Britain’s ancient parliament will next week host a historic showdown between Prime Minister Boris Johnson — who has vowed to leave the European Union on October 31, “do or die” — and lawmakers who view themselves as the last bulwark against economic ruin.


Members of parliament, expected to include rebels from the ruling Conservatives, will try find the majority they need to either topple the government or change the law to prevent Britain withdrawing from the bloc without an exit deal.


They may have just days to stop Johnson, and are ready to use every piece of arcane parliamentary process at their disposal.


“We’re entering new political terrain in terms of parliamentary politics,” said Ruth Fox, director and head of research at pro-democracy charity the Hansard Society.


“Next week we could see an act of parliament the government doesn’t want, it may end up with a vote of no confidence in which Conservative MPs bring down their own government, or all the opposition’s plans could fall apart.” Johnson, the face of Brexit for many Britons, has staked his political future on taking Britain out of the EU on October 31, with or without a deal to smooth the divorce between the world’s fifth-largest economy and its biggest trading partner.


His showdown with parliament will determine the course of Brexit — the United Kingdom’s most significant geopolitical decision since World War Two.

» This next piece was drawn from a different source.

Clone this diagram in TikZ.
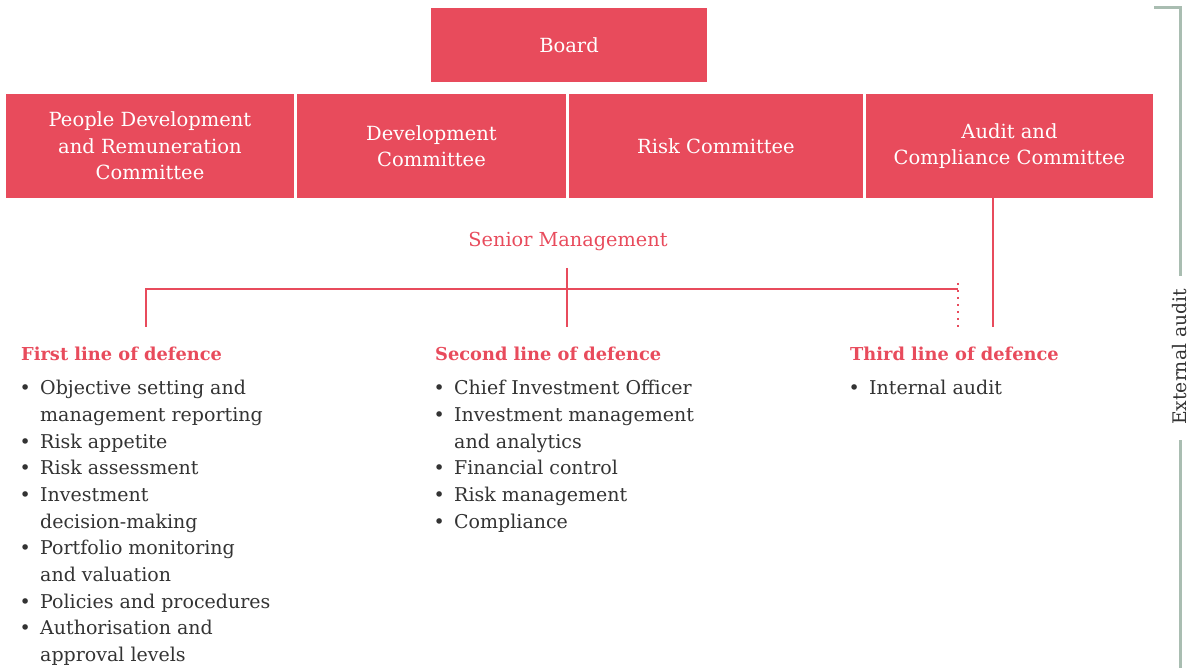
\documentclass[tikz,border=0pt]{standalone}
\usepackage{fontspec}
\setmainfont{DejaVu Serif}
\usetikzlibrary{positioning}
\definecolor{boardred}{HTML}{E84B5C}
\definecolor{auditgrey}{HTML}{A9BDB1}
\definecolor{listgrey}{HTML}{333333}
\newcommand\li{\makebox[22.5pt][l]{\hspace{2pt}\textbullet}}
\newcommand\cont{\hspace*{22.5pt}}
\tikzset{
  committee/.style={fill=boardred, text=white, inner sep=0, align=center,
    minimum height=104, font=\fontsize{19.5}{26.5}\selectfont},
  redline/.style={draw=boardred, line width=2.4},
  heading/.style={anchor=base west, inner sep=0, text=boardred,
    font=\fontsize{17.8}{20}\selectfont\bfseries},
  itemlist/.style={anchor=north west, inner sep=0, align=left, text=listgrey,
    font=\fontsize{19}{26.7}\selectfont}
}
\begin{document}
\begin{tikzpicture}[x=1pt, y=-1pt]
    \useasboundingbox (0,0) rectangle (1197,668);

    \node[committee, minimum width=276, minimum height=74] (board) at (569,45) {Board};
    \node[committee, minimum width=288] (pdrc) at (150,146) {People Development\\and Remuneration\\Committee};
    \node[committee, minimum width=269] (devc) at (431.5,146) {Development\\Committee};
    \node[committee, minimum width=294] (riskc) at (716,146) {Risk Committee};
    \node[committee, minimum width=287] (acc) at (1009.5,146) {Audit and\\Compliance Committee};

    \node[text=boardred, font=\fontsize{19.3}{22}\selectfont] (senior) at (568,241) {Senior Management};

    % joints of the defence lines
    \coordinate (sm) at (567,268);
    \coordinate (j1) at (146,327);
    \coordinate (j2) at (567,327);
    \coordinate (j3) at (958,289);
    \coordinate (j4) at (958,327);
    \coordinate (j5) at (993,327);

    \draw[redline] (j1) |- (j3);
    \draw[redline] (sm) -- (j2);
    \draw[boardred, line width=2, dash pattern=on 2pt off 5pt] ([yshift=6]j3) -- (j4);
    \draw[redline] (acc.south -| j5) -- (j5);

    \node[heading] (first) at (21,360) {First line of defence};
    \node[heading] (second) at (435,360) {Second line of defence};
    \node[heading] (third) at (850,360) {Third line of defence};

    \node[itemlist] (firstlist) at (17.5,380) {\li Objective setting and\\\cont management reporting\\
      \li Risk appetite\\\li Risk assessment\\\li Investment\\\cont decision-making\\
      \li Portfolio monitoring\\\cont and valuation\\\li Policies and procedures\\
      \li Authorisation and\\\cont approval levels};
    \node[itemlist] (secondlist) at (431.5,380) {\li Chief Investment Officer\\\li Investment management\\
      \cont and analytics\\\li Financial control\\\li Risk management\\\li Compliance};
    \node[itemlist] (thirdlist) at (846.5,380) {\li Internal audit};

    % external audit bracket
    \node[rotate=90, text=listgrey, font=\fontsize{18.7}{20}\selectfont] (extaudit) at (1180,357) {External audit};
    \coordinate (bt) at (1154,8);
    \coordinate (bb) at (1180,668);
    \draw[auditgrey, line width=3] (bt) -| ([yshift=10]extaudit.east -| bb) ;
    \draw[auditgrey, line width=3] ([yshift=-12]extaudit.west -| bb) -- (bb);
  
  \end{tikzpicture}
\end{document}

Whatever the outcome of the Brexit chess game, it will go down in the history books of the Westminster parliament, which traces its history through the English


Civil War and Norman Conquest to the ancient Witan of Anglo-Saxon England.


In a 2016 referendum, 17.4 million voters, or 52 per cent, backed Brexit while 16.1 million, or 48 per cent, backed staying in the trading bloc-cum-political project it has been a member of since 1973.


The result divided the population at every level, from the government cabinet table to the family dinner table, and the intervening three years have seen little reconciliation.


When lawmakers return from their summer break on September 3, those opposed to Johnson’s strategy, combining all rival parties and some Conservative rebels, have two main options to try to stop him: change the law, or change the government.